Supply chain could ‘freeze up’ — Analysts sound alarm on leveraged chip ETFs like SOXL


Leveraged bets on semiconductor stocks have been among the worst investments of 2025, and analysts warn the bloodbath may just be getting started.

The Direxion Daily Semiconductor Bull 3X Shares (SOXL) — which offers triple-leveraged exposure to chip stocks — dropped another 5.3% to start the week, trading at $8.71.

SOXL is now down more than 68% year-to-date, and its net assets have shrunk to just $7 billion.

Meanwhile, traders who went short using Direxion’s inverse fund SOXS are sitting on gains of more than 23% so far in 2025. At the peak of the tariff-fueled crash in early April, SOXS was up more than 113%.
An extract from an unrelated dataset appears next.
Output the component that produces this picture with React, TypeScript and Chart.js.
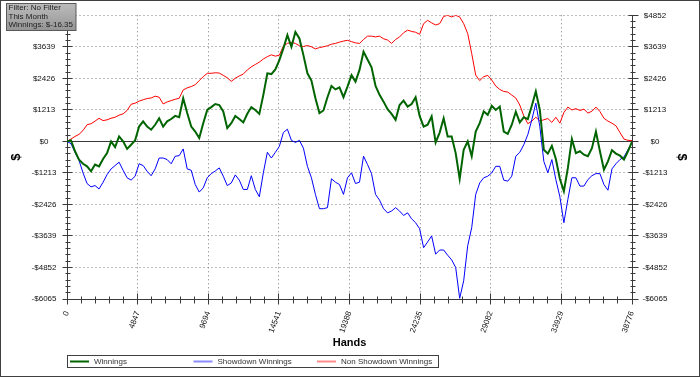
import React, { useEffect, useRef } from 'react';
import { Chart, registerables } from 'chart.js';

Chart.register(...registerables);

// ---- data -----------------------------------------------------------------
const TOTAL_HANDS = 38776;
const HAND_STEP = 275; // spacing of the sampled points (hands)
const X_TICK_STEP = 4847;
const Y_MIN = -6065;
const Y_MAX = 4852;
const Y_TICK_STEP = 1213;

const SERIES_LABELS = ['Winnings', 'Showdown Winnings', 'Non Showdown Winnings'];

const WINNINGS = [
  0, 40, -380, -700, -860, -960, -1150, -890, -960, -680,
  -450, 0, -220, 190, 0, -290, -130, 40, 570, 770,
  570, 450, 640, 890, 570, 770, 860, 980, 930, 1660,
  1090, 570, 380, 130, 700, 1210, 1320,
  1440, 1400, 1150, 510, 700, 980, 860, 730, 1060, 1320,
  1210, 1060, 1790, 2620, 2590, 2770, 3130, 3580, 4090, 3640,
  4210, 3960, 3320, 2620, 2340, 1660, 1090, 1190, 1700, 2130,
  2000, 2080, 1700, 2110, 2550,
  2300, 2750, 3450, 3150, 2850, 2130, 1790, 1530, 1240, 1060,
  830, 1400, 1570, 1340, 1440, 1700, 980, 570, 640, 960,
  -40, 340, 890, 190, 190, -450, -1440, -320, 0, -570,
  380, 700, 1150, 1020, 1370,
  1210, 1340, 380, 290, 640, 1140, 730, 930, 860, 1370,
  1920, 1210, -320, -470, -170, -680, -1440, -1920, -1020, 90,
  -450, -380, -510, -570, -260, 380, -380, -1090, -770, -340,
  -470, -550, -700, -380, -16,
];

const SHOWDOWN = [
  0, -90, -420, -730, -1210, -1620, -1750, -1700, -1830, -1570,
  -1280, -1060, -930, -800, -1110, -1400, -1490, -1340, -860, -930,
  -1150, -1320, -1060, -640, -640, -700, -860, -570, -550, -290,
  -1060, -1110, -1660, -1950, -1790, -1400, -1240,
  -1140, -1020, -1340, -1700, -1600, -1290, -1490, -1850, -1850, -1320,
  -1850, -2130, -1210, -420, -640, -420, -190, 340, 470, 40,
  -40, 40, -260, -960, -1400, -2040, -2590, -2590, -2550, -1440,
  -1570, -1660, -2040, -1400, -1210,
  -1620, -1570, -570, -890, -1240, -2040, -2260, -2590, -2750, -2680,
  -2550, -2680, -2850, -2750, -2980, -3130, -3360, -4090, -3870, -3640,
  -4340, -4180, -4180, -4380, -4560, -4850, -6040, -5360, -4020, -3320,
  -2040, -1600, -1400, -1340, -1210,
  -960, -960, -1490, -1530, -1340, -570, -420, -130, 260, 830,
  1470, 570, -770, -1210, -700, -1470, -2130, -3130, -2230, -1400,
  -1400, -1720, -1720, -1470, -1320, -1240, -1240, -1660, -1880, -1060,
  -860, -700, -600, -320, -50,
];

const NON_SHOWDOWN = [
  0, 90, 190, 270, 420, 640, 680, 780, 890, 800,
  830, 890, 930, 1010, 1060, 1190, 1430, 1470, 1550, 1600,
  1650, 1670, 1740, 1700, 1440, 1520, 1570, 1620, 1660, 1980,
  2060, 2110, 2180, 2340, 2490, 2620, 2620,
  2640, 2630, 2540, 2450, 2310, 2430, 2520, 2590, 2750, 2870,
  2960, 3050, 3170, 3260, 3330, 3280, 3320, 3670, 3770, 3810,
  3770, 3680, 3650, 3690, 3640, 3560, 3610, 3640, 3680, 3740,
  3770, 3820, 3860, 3890, 3840,
  3790, 3770, 3920, 4050, 4050, 4020, 4050, 3950, 3900, 3770,
  3920, 4020, 4180, 4280, 4230, 4200, 4120, 4530, 4660, 4560,
  4480, 4530, 4810, 4850, 4790, 4850, 4790, 4530, 4150, 3380,
  2550, 2340, 2490, 2540, 2360,
  2130, 2000, 1920, 1900, 1780, 1670, 1400, 980, 680, 780,
  930, 790, 830, 880, 730, 930, 700, 1110, 1320, 1210,
  1260, 1190, 1240, 1090, 1160, 1320, 1150, 890, 780, 700,
  600, 340, 90, 40, 34,
];

const INFO_LINES = ['Filter: No Filter', 'This Month', 'Winnings: $-16.35'];

// ---- styles ---------------------------------------------------------------
const FONT = '"Liberation Sans", Arial, sans-serif';
const LINE_COLORS = ['#006400', '#0000ff', '#ff0000'];
const LINE_WIDTHS = [2, 1, 1];
const LEGEND_COLORS = ['#006400', '#8c8cff', '#ff8c8c'];
const AXIS_COLOR = '#3a3a3a';
const GRID_COLOR = '#7a7a7a';

const hands = WINNINGS.map((_, i) => (i === WINNINGS.length - 1 ? TOTAL_HANDS : i * HAND_STEP));
const toPoints = (vals: number[]) => vals.map((v, i) => ({ x: hands[i], y: v }));

const fmtDollar = (v: number) => {
  const r = Math.round(v);
  return r < 0 ? `-$${-r}` : `$${r}`;
};

const snap = (v: number) => Math.floor(v) + 0.5;
const near = (a: number, b: number) => Math.abs(a - b) < 1e-6;

const decorPlugin = {
  id: 'decor',
  beforeDraw(chart: any) {
    const { ctx, width, height } = chart;
    ctx.save();
    ctx.fillStyle = '#ffffff';
    ctx.fillRect(0, 0, width, height);
    ctx.restore();
  },
  beforeDatasetsDraw(chart: any) {
    const { ctx, chartArea, scales } = chart;
    const xs = scales.x;
    const ys = scales.y;
    const L = snap(chartArea.left);
    const R = snap(chartArea.right);
    const B = snap(chartArea.bottom);
    const T = chartArea.top;
    ctx.save();
    ctx.lineWidth = 1;
    // dotted grid
    ctx.strokeStyle = GRID_COLOR;
    ctx.setLineDash([1, 3]);
    ctx.beginPath();
    ys.ticks.forEach((t: any) => {
      if (near(t.value, 0) || near(t.value, Y_MIN)) return;
      const py = snap(ys.getPixelForValue(t.value));
      ctx.moveTo(L, py);
      ctx.lineTo(R, py);
    });
    xs.ticks.forEach((t: any) => {
      if (near(t.value, 0) || near(t.value, TOTAL_HANDS)) return;
      const px = snap(xs.getPixelForValue(t.value));
      ctx.moveTo(px, T);
      ctx.lineTo(px, B);
    });
    ctx.stroke();
    ctx.setLineDash([]);
    // zero line + axes + tick marks
    ctx.strokeStyle = AXIS_COLOR;
    ctx.beginPath();
    const zy = snap(ys.getPixelForValue(0));
    ctx.moveTo(L, zy);
    ctx.lineTo(R, zy);
    ctx.moveTo(L, T);
    ctx.lineTo(L, B);
    ctx.moveTo(R, T);
    ctx.lineTo(R, B);
    ctx.moveTo(L, B);
    ctx.lineTo(R, B);
    const yv = ys.ticks.map((t: any) => t.value);
    for (let i = 0; i < yv.length; i++) {
      const py = snap(ys.getPixelForValue(yv[i]));
      ctx.moveTo(L - 5, py);
      ctx.lineTo(L + 5, py);
      ctx.moveTo(R - 4, py);
      ctx.lineTo(R + 6, py);
      if (i < yv.length - 1) {
        for (let k = 1; k < 5; k++) {
          const mp = snap(ys.getPixelForValue(yv[i] + ((yv[i + 1] - yv[i]) * k) / 5));
          ctx.moveTo(L - 2, mp);
          ctx.lineTo(L + 3, mp);
          ctx.moveTo(R - 2, mp);
          ctx.lineTo(R + 3, mp);
        }
      }
    }
    const xv = xs.ticks.map((t: any) => t.value);
    for (let i = 0; i < xv.length; i++) {
      const px = snap(xs.getPixelForValue(xv[i]));
      ctx.moveTo(px, B - 6);
      ctx.lineTo(px, B + 5);
      if (i < xv.length - 1) {
        for (let k = 1; k < 5; k++) {
          const mp = snap(xs.getPixelForValue(xv[i] + ((xv[i + 1] - xv[i]) * k) / 5));
          ctx.moveTo(mp, B - 3);
          ctx.lineTo(mp, B + 4);
        }
      }
    }
    ctx.stroke();
    ctx.restore();
  },
  afterDraw(chart: any) {
    const { ctx, width, height } = chart;
    ctx.save();
    // legend
    ctx.lineWidth = 1;
    ctx.strokeStyle = '#404040';
    ctx.strokeRect(67.5, 355.5, 371, 12);
    ctx.font = `8px ${FONT}`;
    ctx.textBaseline = 'middle';
    ctx.textAlign = 'left';
    chart.data.datasets.forEach((ds: any, i: number) => {
      const cx = 70 + i * 123.5;
      ctx.strokeStyle = LEGEND_COLORS[i];
      ctx.lineWidth = 2;
      ctx.beginPath();
      ctx.moveTo(cx, 361.5);
      ctx.lineTo(cx + 19, 361.5);
      ctx.stroke();
      ctx.fillStyle = '#333333';
      ctx.fillText(ds.label, cx + 24, 361.5);
    });
    // info box
    const g = ctx.createLinearGradient(0, 3.5, 0, 30.5);
    g.addColorStop(0, '#bcbcbc');
    g.addColorStop(1, '#959595');
    ctx.fillStyle = g;
    ctx.fillRect(7, 3.5, 69, 27);
    ctx.lineWidth = 1;
    ctx.strokeStyle = '#5a5a5a';
    ctx.strokeRect(6.5, 3.5, 69.5, 27);
    ctx.fillStyle = '#1e1e1e';
    ctx.font = `8px ${FONT}`;
    INFO_LINES.forEach((line, i) => ctx.fillText(line, 8.5, 7.5 + i * 8.8));
    // outer frame
    ctx.strokeStyle = '#404040';
    ctx.strokeRect(0.5, 0.5, width - 1, height - 1);
    ctx.restore();
  },
};

const yAxis = (position: 'left' | 'right', width: number, titlePad: number) => ({
  position,
  min: Y_MIN,
  max: Y_MAX,
  afterFit: (s: any) => {
    s.width = width;
  },
  grid: { display: false, drawTicks: false },
  border: { display: false },
  ticks: {
    stepSize: Y_TICK_STEP,
    autoSkip: false,
    crossAlign: 'center',
    padding: 10.5,
    color: '#111111',
    font: { family: FONT, size: 8 },
    callback: (v: any) => fmtDollar(Number(v)),
  },
  title: {
    display: true,
    text: '$',
    color: '#000000',
    font: { family: FONT, size: 13, weight: 'bold' },
    padding: { top: titlePad, bottom: 0 },
  },
});

export default function App() {
  const ref = useRef<HTMLCanvasElement>(null);
  useEffect(() => {
    if (!ref.current) return;
    const seriesValues = [WINNINGS, SHOWDOWN, NON_SHOWDOWN];
    const chart = new Chart(ref.current, {
      type: 'line',
      data: {
        datasets: seriesValues.map((vals, i) => ({
          label: SERIES_LABELS[i],
          data: toPoints(vals),
          borderColor: LINE_COLORS[i],
          backgroundColor: LINE_COLORS[i],
          borderWidth: LINE_WIDTHS[i],
          pointRadius: 0,
          tension: 0,
          fill: false,
          yAxisID: 'y',
        })),
      },
      options: {
        animation: false,
        responsive: false,
        maintainAspectRatio: false,
        layout: { padding: { top: 12.5, bottom: 0, left: 0, right: 0 } },
        plugins: {
          legend: { display: false },
          tooltip: { enabled: false },
        },
        scales: {
          x: {
            type: 'linear',
            min: 0,
            max: TOTAL_HANDS,
            afterFit: (s: any) => {
              s.height = 78;
            },
            grid: { display: false, drawTicks: false },
            border: { display: false },
            ticks: {
              stepSize: X_TICK_STEP,
              autoSkip: false,
              minRotation: 70,
              maxRotation: 70,
              padding: 11,
              color: '#111111',
              font: { family: FONT, size: 8 },
              callback: (v: any) => String(Math.round(Number(v))),
            },
            title: {
              display: true,
              text: 'Hands',
              color: '#000000',
              font: { family: FONT, size: 11, weight: 'bold' },
              padding: { top: 0, bottom: 27 },
            },
          },
          y: yAxis('left', 67, 9),
          y2: yAxis('right', 68, 11),
        },
      } as any,
      plugins: [decorPlugin],
    });
    return () => chart.destroy();
  }, []);
  return (
    <div style={{ position: 'absolute', left: 0, top: 0, width: 700, height: 377, background: '#ffffff' }}>
      <canvas ref={ref} width={700} height={377} style={{ display: 'block', width: 700, height: 377 }} />
    </div>
  );
}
As InvestorsObserver reported on April 4, chip stocks are plunging despite being exempt from tariffs under the Trump administration — part of a strategy to keep semiconductor supply flowing to U.S. companies.

Despite the exception, chipmakers are highly dependent on Nvidia (NVDA), whose exports to China were recently blacklisted by the U.S. government.

Economists are also growing more confident (worringly) in their recession calls, flagging chipmakers as one of the biggest potential casualties if a downturn hits.

Chipmakers could be staring into the abyss if recession hits

Earlier this month, Citibank analysts warned that the risk of a recession triggered by tariffs poses a bigger threat to semiconductors than the tariffs themselves.

“We believe the biggest risk to the [semiconductor] sector is a recession resulting from tariffs,” the Citi team wrote.

“If the tariffs continue for another month, we believe there’s a high likelihood the supply chain will ‘freeze up’ due to mounting uncertainty, sharply reduced order rates, and inventory cutbacks.

Their warning specifically called out the SOX Index, which the Direxion funds track.

Over at Apollo Global Management, analysts now peg the odds of a “voluntary” recession this year at 90%, blaming what they call poor implementation of tariff policy under the Trump administration.

Big banks — including Morgan Stanley, JPMorgan, Bank of America, and Goldman Sachs — see the odds of a recession as a coin toss as of April.

Meanwhile, the Atlanta Fed’s GDPNow model is sounding the alarm with a projection of a 2.3% contraction in Q1 GDP — an abrupt slowdown for the U.S. economy.